An Act concerning derivative proceedings and shareholder class actions and amending P.L.2013, c.42.

 

     Be It Enacted by the Senate and General Assembly of the State of New Jersey:

 

     1.    Section 9 of P.L.2013, c.42 (C.14A:3-6.9) is amended to read as follows:

     9.    In any derivative proceeding or shareholder class action against a corporation organized under the provisions of the "New Jersey Business Corporation Act," N.J.S.14A:1-1 et seq.:

     a.     Except for sections 7 and 8 of P.L.2013, c.42 (C.14A:3-6.7 and 6.8), which must be expressly made applicable by the corporation's certificate of incorporation, the provisions of P.L.2013, c.42 (C.14A:3-6.1 et seq.) shall apply to actions brought in state or federal court both within and outside of the State of New Jersey [if the provisions of P.L.2013, c.42 (C.14A:3-6.1 et seq.) are made applicable to the corporation by the certificate of incorporation]; and

     b.    The provisions of the corporation's certificate of incorporation may vary the applicability or effect of the provisions of P.L.2013, c.42 (C.14A:3-6.1 et seq.) on that corporation.
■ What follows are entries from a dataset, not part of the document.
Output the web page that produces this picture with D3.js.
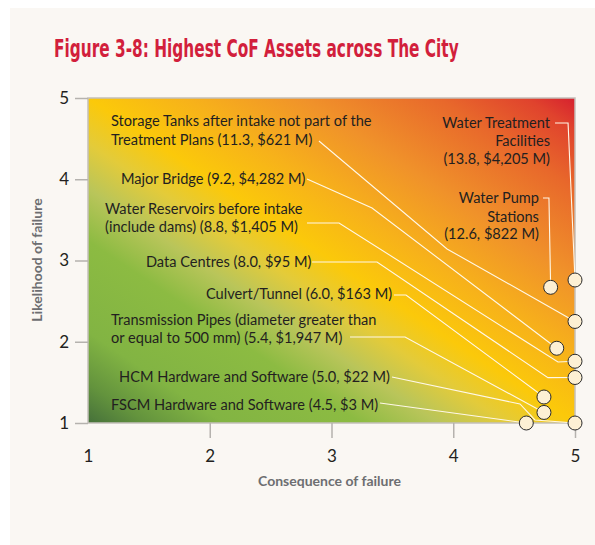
<html>

<head>
    <script src="https://d3js.org/d3.v7.min.js"></script>
    <style>
        body {
            margin: 0;
            background-color: white;
            font-family: Lato, "Open Sans", sans-serif;
        }
    </style>
</head>

<body>
    <div id="chart"></div>
    <script>
        // asset names, risk score and replacement value (from the figure)
        var assets = [
            "Water Treatment Facilities",
            "Water Pump Stations",
            "Storage Tanks after intake not part of the Treatment Plans",
            "Major Bridge",
            "Water Reservoirs before intake (include dams)",
            "Data Centres",
            "Culvert/Tunnel",
            "Transmission Pipes (diameter greater than or equal to 500 mm)",
            "FSCM Hardware and Software",
            "HCM Hardware and Software"
        ];
        var scores = ["13.8", "12.6", "11.3", "9.2", "8.8", "8.0", "6.0", "5.4", "4.5", "5.0"];
        var values = ["$4,205 M", "$822 M", "$621 M", "$4,282 M", "$1,405 M", "$95 M", "$163 M", "$1,947 M", "$3 M", "$22 M"];
        // consequence (x) and likelihood (y) of each asset
        var consequence = [5.0, 4.8, 5.0, 4.85, 5.0, 5.0, 4.745, 4.745, 4.6, 5.0];
        var likelihood = [2.76, 2.67, 2.25, 1.92, 1.76, 1.56, 1.32, 1.13, 1.0, 1.0];

        var xTicks = [1, 2, 3, 4, 5];
        var yTicks = [1, 2, 3, 4, 5];

        // callout layout, in data units: text lines, anchor, and leader bends
        var callouts = [
            { lines: ["Water Treatment", "Facilities", "(13.8, $4,205 M)"], anchor: "end", x: 4.795, y: [4.692, 4.471, 4.249],
              leader: [[4.836, 4.692], [4.943, 4.692]] },
            { lines: ["Water Pump", "Stations", "(12.6, $822 M)"], anchor: "end", x: 4.704, y: [3.769, 3.535, 3.326],
              leader: [[4.737, 3.769], [4.786, 3.769]] },
            { lines: ["Storage Tanks after intake not part of the", "Treatment Plans (11.3, $621 M)"], anchor: "start", x: 1.189, y: [4.717, 4.483],
              leader: [[2.897, 4.471], [3.949, 3.142]] },
            { lines: ["Major Bridge (9.2, $4,282 M)"], anchor: "start", x: 1.271, y: [4.003],
              leader: [[2.799, 4.003], [3.333, 3.646]] },
            { lines: ["Water Reservoirs before intake", "(include dams) (8.8, $1,405 M)"], anchor: "start", x: 1.140, y: [3.634, 3.412],
              leader: [[2.799, 3.462], [3.062, 3.462], [4.86, 1.751]] },
            { lines: ["Data Centres (8.0, $95 M)"], anchor: "start", x: 1.476, y: [2.982],
              leader: [[2.84, 2.982], [3.374, 2.982], [4.778, 1.558]] },
            { lines: ["Culvert/Tunnel (6.0, $163 M)"], anchor: "start", x: 1.969, y: [2.588],
              leader: [[3.513, 2.575], [3.612, 2.575]] },
            { lines: ["Transmission Pipes (diameter greater than", "or equal to 500 mm) (5.4, $1,947 M)"], anchor: "start", x: 1.189, y: [2.268, 2.046],
              leader: [[3.152, 2.058], [3.604, 2.058]] },
            { lines: ["FSCM Hardware and Software (4.5, $3 M)"], anchor: "start", x: 1.189, y: [1.222],
              leader: [[3.398, 1.246]] },
            { lines: ["HCM Hardware and Software (5.0, $22 M)"], anchor: "start", x: 1.255, y: [1.566],
              leader: [[3.497, 1.566], [4.548, 1.234], [4.671, 1.037]] }
        ];

        var width = 595, height = 545;
        var margin = { top: 98, right: 20, bottom: 122, left: 88 };

        var svg = d3.select("#chart").append("svg")
            .attr("width", width)
            .attr("height", height);

        // beige panel
        svg.append("rect")
            .attr("x", 10).attr("y", 8)
            .attr("width", width - 10).attr("height", height - 8)
            .attr("fill", "#faf7f3");

        // title: condensed look by squeezing the bold face horizontally
        var title = svg.append("text")
            .attr("fill", "#d21f3c")
            .style("font-family", "'Liberation Sans Narrow', 'DejaVu Sans Condensed', sans-serif")
            .style("font-weight", "bold")
            .style("font-size", "25px")
            .text("Figure 3-8: Highest CoF Assets across The City");
        var tw = title.node().getComputedTextLength();
        title.attr("transform", "translate(54,57) scale(" + Math.min(1, 405 / tw) + ",1)");

        var x = d3.scaleLinear().domain([1, 5]).range([margin.left, width - margin.right]);
        var y = d3.scaleLinear().domain([1, 5]).range([height - margin.bottom, margin.top]);

        var defs = svg.append("defs");
        var grad = defs.append("linearGradient")
            .attr("id", "risk")
            .attr("x1", 0).attr("y1", 1).attr("x2", 1).attr("y2", 0);
        var stops = [
            [0, "#45703a"], [0.06, "#63933d"], [0.14, "#82b443"], [0.28, "#8cbb42"],
            [0.36, "#b9c55a"], [0.43, "#e3cb3a"], [0.5, "#fbc90a"], [0.6, "#f7b21a"],
            [0.72, "#f0922a"], [0.86, "#e8682b"], [0.95, "#e0432d"], [1, "#d6202f"]
        ];
        grad.selectAll("stop").data(stops).enter().append("stop")
            .attr("offset", function (d) { return d[0]; })
            .attr("stop-color", function (d) { return d[1]; });

        svg.append("rect")
            .attr("x", x(1)).attr("y", y(5))
            .attr("width", x(5) - x(1)).attr("height", y(1) - y(5))
            .attr("fill", "url(#risk)")
            .attr("stroke", "#c4c0bb")
            .attr("stroke-width", 1.5);

        // axes
        var xAxis = svg.append("g")
            .attr("transform", "translate(0," + y(1) + ")")
            .call(d3.axisBottom(x).tickValues(xTicks).tickFormat(d3.format("d")).tickSize(15).tickPadding(12));
        var yAxis = svg.append("g")
            .attr("transform", "translate(" + x(1) + ",0)")
            .call(d3.axisLeft(y).tickValues(yTicks).tickFormat(d3.format("d")).tickSize(13).tickPadding(6));
        [xAxis, yAxis].forEach(function (a) {
            a.select(".domain").remove();
            a.selectAll("line").attr("stroke", "#b5b2ae").attr("stroke-width", 1.5);
            a.selectAll("text")
                .attr("fill", "#231f20")
                .style("font-family", "Lato, 'Open Sans', sans-serif")
                .style("font-size", "17px");
        });
        xAxis.selectAll(".tick").filter(function (d) { return d == 1; }).select("line").remove();

        svg.append("text")
            .attr("x", (x(1) + x(5)) / 2 - 2).attr("y", 486)
            .attr("text-anchor", "middle")
            .attr("fill", "#6d6e71")
            .style("font-weight", "bold")
            .style("font-size", "14px")
            .text("Consequence of failure");

        svg.append("text")
            .attr("transform", "translate(42," + 260 + ") rotate(-90)")
            .attr("text-anchor", "middle")
            .attr("fill", "#6d6e71")
            .style("font-weight", "bold")
            .style("font-size", "14px")
            .text("Likelihood of failure");

        // leader lines
        var line = d3.line()
            .x(function (d) { return x(d[0]); })
            .y(function (d) { return y(d[1]); });

        svg.append("g").selectAll("path")
            .data(callouts).enter().append("path")
            .attr("d", function (c, i) { return line(c.leader.concat([[consequence[i], likelihood[i]]])); })
            .attr("fill", "none")
            .attr("stroke", "#fff8e8")
            .attr("stroke-width", 1.1);

        // labels
        var labels = svg.append("g").selectAll("text")
            .data(callouts).enter().append("text")
            .attr("text-anchor", function (c) { return c.anchor; })
            .attr("fill", "#231f20")
            .style("font-size", "14.6px");
        labels.selectAll("tspan")
            .data(function (c) { return c.lines.map(function (l, k) { return { t: l, x: c.x, y: c.y[k] }; }); })
            .enter().append("tspan")
            .attr("x", function (d) { return x(d.x); })
            .attr("y", function (d) { return y(d.y) + 5; })
            .text(function (d) { return d.t; });

        // asset points
        svg.append("g").selectAll("circle")
            .data(assets).enter().append("circle")
            .attr("cx", function (d, i) { return x(consequence[i]); })
            .attr("cy", function (d, i) { return y(likelihood[i]); })
            .attr("r", 7)
            .attr("fill", "#fdf0d4")
            .attr("stroke", "#2b2b2b")
            .attr("stroke-width", 1);
    </script>
</body>

</html>
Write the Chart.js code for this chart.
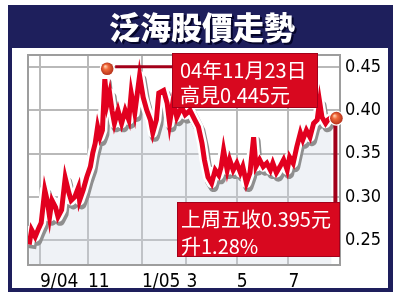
<!DOCTYPE html>
<html>
<head>
<meta charset="utf-8">
<script src="https://cdn.jsdelivr.net/npm/chart.js@4.4.0/dist/chart.umd.min.js"></script>
<style>
  html, body { margin: 0; padding: 0; background: #fff; }
</style>
</head>
<body>
<canvas id="myChart" width="400" height="299"></canvas>
<script>
// trading days counted from 1 Sep 2004
var days = [-9,-7,-4,-1,1,4,6,8,10,13,15,18,21,24,26,29,32,33,36,39,42,44,46,48,50,52,54,56,58,60,62,65,68,71,74,76,79,83,86,89,92,94,97,99,103,106,108,111,114,118,121,125,129,132,135,137,140,143,146,149,151,153,156,158,161,164,167,169,172,175,178,180,183,186,189,192,194,197,200,203,206,208,211,214,217,219,222,225,228,231,233,235,238,240,243];
var prices = [0.245,0.262,0.254,0.264,0.270,0.308,0.296,0.277,0.296,0.288,0.277,0.285,0.322,0.305,0.296,0.300,0.311,0.296,0.308,0.323,0.335,0.351,0.362,0.381,0.369,0.377,0.436,0.408,0.420,0.400,0.385,0.400,0.385,0.400,0.389,0.420,0.397,0.440,0.415,0.400,0.389,0.374,0.389,0.420,0.423,0.408,0.385,0.412,0.392,0.404,0.395,0.400,0.389,0.381,0.362,0.343,0.323,0.316,0.331,0.325,0.335,0.354,0.331,0.343,0.331,0.339,0.328,0.335,0.316,0.328,0.369,0.335,0.343,0.335,0.339,0.331,0.339,0.328,0.335,0.343,0.331,0.346,0.339,0.358,0.374,0.366,0.377,0.369,0.385,0.389,0.410,0.392,0.385,0.389,0.392];
var xTickDays = [0, 40, 85, 122, 164, 207];
var xTickLabels = ['9/04', '11', '1/05', '3', '5', '7'];
var yTicks = [0.25, 0.30, 0.35, 0.40, 0.45];
var markerDays = [56, 247];
var markerPrices = [0.448, 0.391];
var noteHigh = ['04年11月23日', '高見0.445元'];
var noteLast = ['上周五收0.395元', '升1.28%'];
var titleText = '泛海股價走勢';

var points = days.map(function(d, i){ return {x: d, y: prices[i]}; });
var markers = markerDays.map(function(d, i){ return {x: d, y: markerPrices[i]}; });

var NAVY = '#1e1f5c';
var BOXRED = '#d8081f';
var DARKRED = '#a3001a';

var framePlugin = {
    id: 'frame',
    beforeDraw: function(chart){
        var c = chart.ctx;
        c.save();
        c.fillStyle = '#fff';
        c.fillRect(0, 0, chart.width, chart.height);
        c.fillStyle = NAVY;
        c.fillRect(8, 5, 385, 287);
        c.fillStyle = '#fff';
        c.fillRect(12, 48, 376, 240);
        c.font = '900 31px "Noto Sans CJK TC"';
        c.textAlign = 'center';
        c.textBaseline = 'middle';
        c.fillStyle = '#05052a';
        c.fillText(titleText, 204, 29);
        c.fillStyle = '#fff';
        c.fillText(titleText, 202, 27);
        c.restore();
    },
    beforeDatasetsDraw: function(chart){
        var a = chart.chartArea, c = chart.ctx;
        c.save();
        c.strokeStyle = '#9d9d9d';
        c.lineWidth = 2;
        c.strokeRect(a.left, a.top, a.right - a.left, a.bottom - a.top);
        c.restore();
    },
    beforeDatasetDraw: function(chart, args){
        if (args.index !== 2) return;
        var c = chart.ctx;
        c.save();
        c.shadowColor = '#8f8f8f';
        c.shadowOffsetX = 2;
        c.shadowOffsetY = 4;
        c.shadowBlur = 0;
    },
    afterDatasetDraw: function(chart, args){
        if (args.index !== 2) return;
        chart.ctx.restore();
    },
    afterDatasetsDraw: function(chart){
        var c = chart.ctx;
        var pts = chart.getDatasetMeta(0).data;
        var p1 = pts[0], p2 = pts[1];
        c.save();
        // connectors
        c.strokeStyle = DARKRED;
        c.lineWidth = 3;
        c.beginPath();
        c.moveTo(p1.x + 8, p1.y - 2);
        c.lineTo(172, p1.y - 2);
        c.stroke();
        c.lineWidth = 4;
        c.beginPath();
        c.moveTo(p2.x - 1, p2.y + 6);
        c.lineTo(p2.x - 1, 202);
        c.stroke();
        // boxes
        function box(x, y, w, h, lines, tx, ty, lh){
            c.fillStyle = BOXRED;
            c.fillRect(x, y, w, h);
            c.strokeStyle = DARKRED;
            c.lineWidth = 1;
            c.strokeRect(x + 0.5, y + 0.5, w - 1, h - 1);
            c.fillStyle = '#fff';
            c.font = '20px "Noto Sans CJK TC"';
            c.textAlign = 'left';
            c.textBaseline = 'middle';
            lines.forEach(function(t, i){ c.fillText(t, tx, ty + i * lh); });
        }
        box(172, 53, 146, 55, noteHigh, 180, 70, 25);
        box(177, 202, 163, 55, noteLast, 181, 219, 27);
        // balls
        [p1, p2].forEach(function(p){
            c.beginPath();
            c.arc(p.x, p.y, 7.5, 0, Math.PI * 2);
            c.fillStyle = '#fff';
            c.fill();
            var g = c.createRadialGradient(p.x - 2, p.y - 2.5, 0.5, p.x, p.y, 6.5);
            g.addColorStop(0, '#ffc9a8');
            g.addColorStop(0.35, '#f06a3a');
            g.addColorStop(1, '#b4301a');
            c.beginPath();
            c.arc(p.x, p.y, 6.3, 0, Math.PI * 2);
            c.fillStyle = g;
            c.fill();
        });
        c.restore();
    }
};

var ctx = document.getElementById('myChart').getContext('2d');
var chart = new Chart(ctx, {
    type: 'line',
    data: {
        datasets: [{
            type: 'scatter',
            data: markers,
            pointRadius: 0,
            showLine: false,
            order: 0
        }, {
            data: points,
            borderColor: '#e2001f',
            borderWidth: 5,
            pointRadius: 0,
            tension: 0,
            fill: false,
            order: 1
        }, {
            data: points,
            borderColor: '#ffffff',
            borderWidth: 10,
            borderJoinStyle: 'round',
            pointRadius: 0,
            tension: 0,
            fill: 'start',
            backgroundColor: 'rgba(205,215,228,0.33)',
            order: 2
        }]
    },
    options: {
        responsive: false,
        animation: false,
        devicePixelRatio: 1,
        layout: { padding: { left: 28, top: 55, right: 0, bottom: 0 } },
        plugins: {
            legend: { display: false },
            tooltip: { enabled: false },
            filler: { drawTime: 'beforeDatasetsDraw' }
        },
        scales: {
            x: {
                type: 'linear',
                min: -10,
                max: 250,
                afterBuildTicks: function(s){ s.ticks = xTickDays.map(function(v){ return {value: v}; }); },
                afterFit: function(s){ s.height = 34; },
                grid: { color: '#b9b9b9', lineWidth: 2, drawTicks: false },
                border: { display: false },
                ticks: {
                    align: 'start',
                    autoSkip: false,
                    maxRotation: 0,
                    padding: 6,
                    color: '#000',
                    font: { family: '"Liberation Sans Narrow", "DejaVu Sans Condensed", sans-serif', size: 19 },
                    callback: function(v){ return xTickLabels[xTickDays.indexOf(v)]; }
                }
            },
            y: {
                position: 'right',
                min: 0.2214,
                max: 0.4639,
                afterBuildTicks: function(s){ s.ticks = yTicks.map(function(v){ return {value: v}; }); },
                afterFit: function(s){ s.width = 60; },
                grid: { color: '#b9b9b9', lineWidth: 2, drawTicks: false },
                border: { display: false },
                ticks: {
                    padding: 5,
                    color: '#000',
                    font: { family: '"Liberation Sans Narrow", "DejaVu Sans Condensed", sans-serif', size: 18 },
                    callback: function(v){ return v.toFixed(2); }
                }
            }
        }
    },
    plugins: [framePlugin]
});
</script>
</body>
</html>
(cf:  P.L.2013, c.42, s.9)

 

     2.    This act shall take effect immediately.

 

 

STATEMENT

 

     This bill revises the applicability of provisions of the "New Jersey Business Corporation Act" concerning derivative proceedings and shareholder class actions. 

     Under current law, the derivative proceeding and shareholder class action provisions of the "New Jersey Business Corporation Act" apply only if a corporation makes them applicable in its certificate of incorporation.  This bill provides that the following provisions will apply to a corporation unless that corporation chooses to vary the applicability or effect of the provisions in its certificate of incorporation:

     1)    The conditions for commencing and maintaining a derivative proceeding;

     2)    The actions that must be taken before a shareholder may commence a derivative proceeding;

     3)    The conditions for a court to order a stay of a derivative proceeding;

     4)    The conditions for dismissal of a derivative proceeding; and

     5)    The necessity of court approval for the discontinuation or settlement of a derivative proceeding or shareholder class action.

     The bill also provides that the following provisions of current law will apply only if a corporation makes them applicable in its certificate of incorporation:

     1)    The rules governing how a court should allocate expenses following the termination of a derivative proceeding or shareholder class action; and

     2)    The allowance that a defendant corporation in a derivative proceeding and shareholder class action may require the plaintiff to provide security for reasonable expenses related to the proceeding or class action.

     The New Jersey Corporate and Business Law Study Commission recommends the legislative reforms in this bill.